▶ **Challenge**:
Repeat all the material exactly; pictures stay out of your copy.

▬▬▬

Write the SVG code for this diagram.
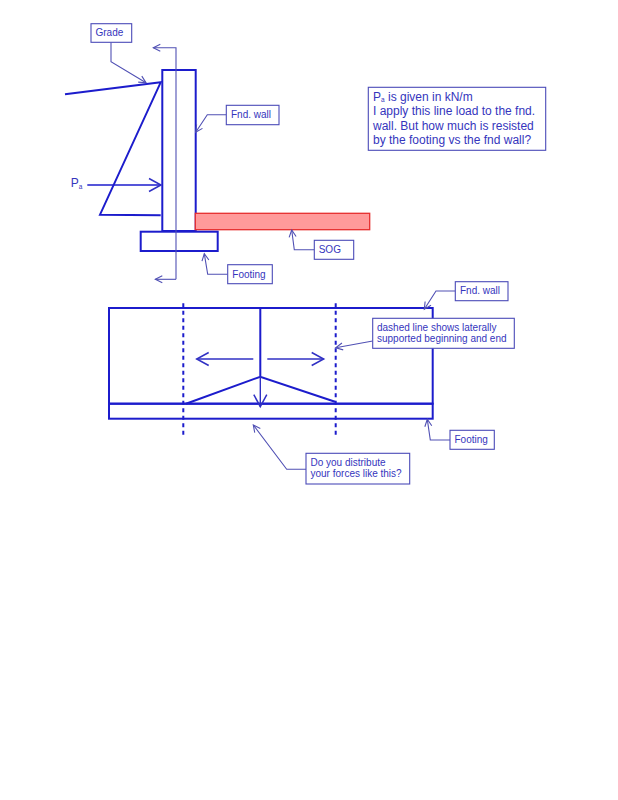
<svg xmlns="http://www.w3.org/2000/svg" width="618" height="800" viewBox="0 0 618 800">
<style>
text{font-family:"Liberation Sans",Arial,sans-serif;fill:#3535bd;font-size:10px}
.big{font-size:12px}
.sub{font-size:6.5px}
.box{fill:#fff;stroke:#4b4bb8;stroke-width:1.100}
.thick{fill:none;stroke:#1c1ccc;stroke-width:2}
.dash{fill:none;stroke:#1c1ccc;stroke-width:2;stroke-dasharray:4 3.500}
.lead{fill:none;stroke:#5050b4;stroke-width:1.100;marker-end:url(#open)}
.mid{fill:none;stroke:#3030c4;stroke-width:1.400;marker-end:url(#openb)}
</style>
<defs>
<marker id="open" markerUnits="userSpaceOnUse" markerWidth="12" markerHeight="12" refX="9" refY="5" orient="auto"><path d="M2 1.500 L9 5 L2 8.500" fill="none" stroke="#5050b4" stroke-width="1.100"/></marker>
<marker id="openb" markerUnits="userSpaceOnUse" markerWidth="16" markerHeight="18" refX="13" refY="8" orient="auto"><path d="M1 1.500 L13 8 L1 14.500" fill="none" stroke="#3030c4" stroke-width="1.500"/></marker>
</defs>
<g id="section-wall">
<rect class="thick" x="162.300" y="70" width="33.400" height="161"/>
<rect id="sog-slab" x="195.300" y="213.300" width="174.400" height="16.400" fill="#ff9a9a" stroke="#e62e2e" stroke-width="1.300"/>
<rect class="thick" x="140.700" y="231.700" width="77" height="19.300"/>
<path class="thick" d="M65 94.300 L160.700 82.300 L100 214.700 L160.700 215.300"/>
<text x="70.700" y="187" class="big">P<tspan class="sub" dy="1.500">a</tspan></text>
</g>
<g id="elevation">
<rect class="thick" x="109" y="308" width="323.700" height="95.700"/>
<rect class="thick" x="109" y="403.700" width="323.700" height="15"/>
<path class="thick" d="M260.300 308 V376.700 M186 403.700 L260.300 376.700 L335 401.700"/>
<path class="dash" d="M183.300 303.300 V436 M335.700 303.300 V436"/>
</g>
<g id="connectors">
<path class="lead" d="M176 279.300 V47.700 H153.300"/>
<path class="lead" d="M176 279.300 H155.300"/>
<path d="M87.300 185 H161" fill="none" stroke="#1c1ccc" stroke-width="1.700" marker-end="url(#openb)"/>
<path class="mid" d="M253.300 359 H196.700"/>
<path class="mid" d="M267.300 359 H323.700"/>
<path class="mid" d="M260.300 376.700 V406.700"/>
<path class="lead" d="M111 42.300 V61.700 L146 82.700"/>
<path class="lead" d="M226.300 114.700 H207.300 L195.700 132.300"/>
<path class="lead" d="M314.300 249.700 H294.300 L291.700 230"/>
<path class="lead" d="M227.700 274.300 H207.700 L204.300 253.700"/>
<path class="lead" d="M455.300 291 H436 L424.300 309.300"/>
<path class="lead" d="M372.700 341 L335.700 347.700"/>
<path class="lead" d="M450 440 H430.300 L427.300 419.300"/>
<path class="lead" d="M306 469.300 H286.700 L253.300 425"/>
</g>
<g id="grade"><rect class="box" x="91" y="23.700" width="40.700" height="18.600"/><text x="95.500" y="36">Grade</text></g>
<g id="fnd-wall-1"><rect class="box" x="226.300" y="105.300" width="52.700" height="19.400"/><text x="231" y="118">Fnd. wall</text></g>
<g id="sog"><rect class="box" x="314.300" y="240.300" width="39.400" height="19"/><text x="318.700" y="253">SOG</text></g>
<g id="footing-1"><rect class="box" x="227.700" y="264.700" width="44.600" height="19"/><text x="232.300" y="277.500">Footing</text></g>
<g id="note"><rect class="box" x="368.300" y="87.300" width="177.400" height="63"/>
<text x="373" y="100.700" class="big">P<tspan class="sub" dy="1.500">a</tspan><tspan dy="-1.500"> is given in kN/m</tspan></text>
<text x="373" y="115.300" class="big">I apply this line load to the fnd.</text>
<text x="373" y="129.700" class="big">wall. But how much is resisted</text>
<text x="373" y="143.700" class="big">by the footing vs the fnd wall?</text></g>
<g id="fnd-wall-2"><rect class="box" x="455.300" y="281.700" width="52.700" height="19"/><text x="460" y="293.700">Fnd. wall</text></g>
<g id="dashed-note"><rect class="box" x="372.700" y="318.300" width="141.600" height="30"/><text x="377" y="330.700">dashed line shows laterally</text><text x="377" y="342.300">supported beginning and end</text></g>
<g id="footing-2"><rect class="box" x="450" y="430.300" width="44.300" height="19"/><text x="454.500" y="443">Footing</text></g>
<g id="question"><rect class="box" x="306" y="453.300" width="103.700" height="30.700"/><text x="310.500" y="465.700">Do you distribute</text><text x="310.500" y="477.300">your forces like this?</text></g>
</svg>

▬▬▬

▶ **Written reply**:
Write the SVG code for this diagram.
<svg xmlns="http://www.w3.org/2000/svg" width="618" height="800" viewBox="0 0 618 800">
<style>
text{font-family:"Liberation Sans",Arial,sans-serif;fill:#3535bd;font-size:10px}
.big{font-size:12px}
.sub{font-size:6.5px}
.box{fill:#fff;stroke:#4b4bb8;stroke-width:1.100}
.thick{fill:none;stroke:#1c1ccc;stroke-width:2}
.dash{fill:none;stroke:#1c1ccc;stroke-width:2;stroke-dasharray:4 3.500}
.lead{fill:none;stroke:#5050b4;stroke-width:1.100;marker-end:url(#open)}
.mid{fill:none;stroke:#3030c4;stroke-width:1.400;marker-end:url(#openb)}
</style>
<defs>
<marker id="open" markerUnits="userSpaceOnUse" markerWidth="12" markerHeight="12" refX="9" refY="5" orient="auto"><path d="M2 1.500 L9 5 L2 8.500" fill="none" stroke="#5050b4" stroke-width="1.100"/></marker>
<marker id="openb" markerUnits="userSpaceOnUse" markerWidth="16" markerHeight="18" refX="13" refY="8" orient="auto"><path d="M1 1.500 L13 8 L1 14.500" fill="none" stroke="#3030c4" stroke-width="1.500"/></marker>
</defs>
<g id="section-wall">
<rect class="thick" x="162.300" y="70" width="33.400" height="161"/>
<rect id="sog-slab" x="195.300" y="213.300" width="174.400" height="16.400" fill="#ff9a9a" stroke="#e62e2e" stroke-width="1.300"/>
<rect class="thick" x="140.700" y="231.700" width="77" height="19.300"/>
<path class="thick" d="M65 94.300 L160.700 82.300 L100 214.700 L160.700 215.300"/>
<text x="70.700" y="187" class="big">P<tspan class="sub" dy="1.500">a</tspan></text>
</g>
<g id="elevation">
<rect class="thick" x="109" y="308" width="323.700" height="95.700"/>
<rect class="thick" x="109" y="403.700" width="323.700" height="15"/>
<path class="thick" d="M260.300 308 V376.700 M186 403.700 L260.300 376.700 L335 401.700"/>
<path class="dash" d="M183.300 303.300 V436 M335.700 303.300 V436"/>
</g>
<g id="connectors">
<path class="lead" d="M176 279.300 V47.700 H153.300"/>
<path class="lead" d="M176 279.300 H155.300"/>
<path d="M87.300 185 H161" fill="none" stroke="#1c1ccc" stroke-width="1.700" marker-end="url(#openb)"/>
<path class="mid" d="M253.300 359 H196.700"/>
<path class="mid" d="M267.300 359 H323.700"/>
<path class="mid" d="M260.300 376.700 V406.700"/>
<path class="lead" d="M111 42.300 V61.700 L146 82.700"/>
<path class="lead" d="M226.300 114.700 H207.300 L195.700 132.300"/>
<path class="lead" d="M314.300 249.700 H294.300 L291.700 230"/>
<path class="lead" d="M227.700 274.300 H207.700 L204.300 253.700"/>
<path class="lead" d="M455.300 291 H436 L424.300 309.300"/>
<path class="lead" d="M372.700 341 L335.700 347.700"/>
<path class="lead" d="M450 440 H430.300 L427.300 419.300"/>
<path class="lead" d="M306 469.300 H286.700 L253.300 425"/>
</g>
<g id="grade"><rect class="box" x="91" y="23.700" width="40.700" height="18.600"/><text x="95.500" y="36">Grade</text></g>
<g id="fnd-wall-1"><rect class="box" x="226.300" y="105.300" width="52.700" height="19.400"/><text x="231" y="118">Fnd. wall</text></g>
<g id="sog"><rect class="box" x="314.300" y="240.300" width="39.400" height="19"/><text x="318.700" y="253">SOG</text></g>
<g id="footing-1"><rect class="box" x="227.700" y="264.700" width="44.600" height="19"/><text x="232.300" y="277.500">Footing</text></g>
<g id="note"><rect class="box" x="368.300" y="87.300" width="177.400" height="63"/>
<text x="373" y="100.700" class="big">P<tspan class="sub" dy="1.500">a</tspan><tspan dy="-1.500"> is given in kN/m</tspan></text>
<text x="373" y="115.300" class="big">I apply this line load to the fnd.</text>
<text x="373" y="129.700" class="big">wall. But how much is resisted</text>
<text x="373" y="143.700" class="big">by the footing vs the fnd wall?</text></g>
<g id="fnd-wall-2"><rect class="box" x="455.300" y="281.700" width="52.700" height="19"/><text x="460" y="293.700">Fnd. wall</text></g>
<g id="dashed-note"><rect class="box" x="372.700" y="318.300" width="141.600" height="30"/><text x="377" y="330.700">dashed line shows laterally</text><text x="377" y="342.300">supported beginning and end</text></g>
<g id="footing-2"><rect class="box" x="450" y="430.300" width="44.300" height="19"/><text x="454.500" y="443">Footing</text></g>
<g id="question"><rect class="box" x="306" y="453.300" width="103.700" height="30.700"/><text x="310.500" y="465.700">Do you distribute</text><text x="310.500" y="477.300">your forces like this?</text></g>
</svg>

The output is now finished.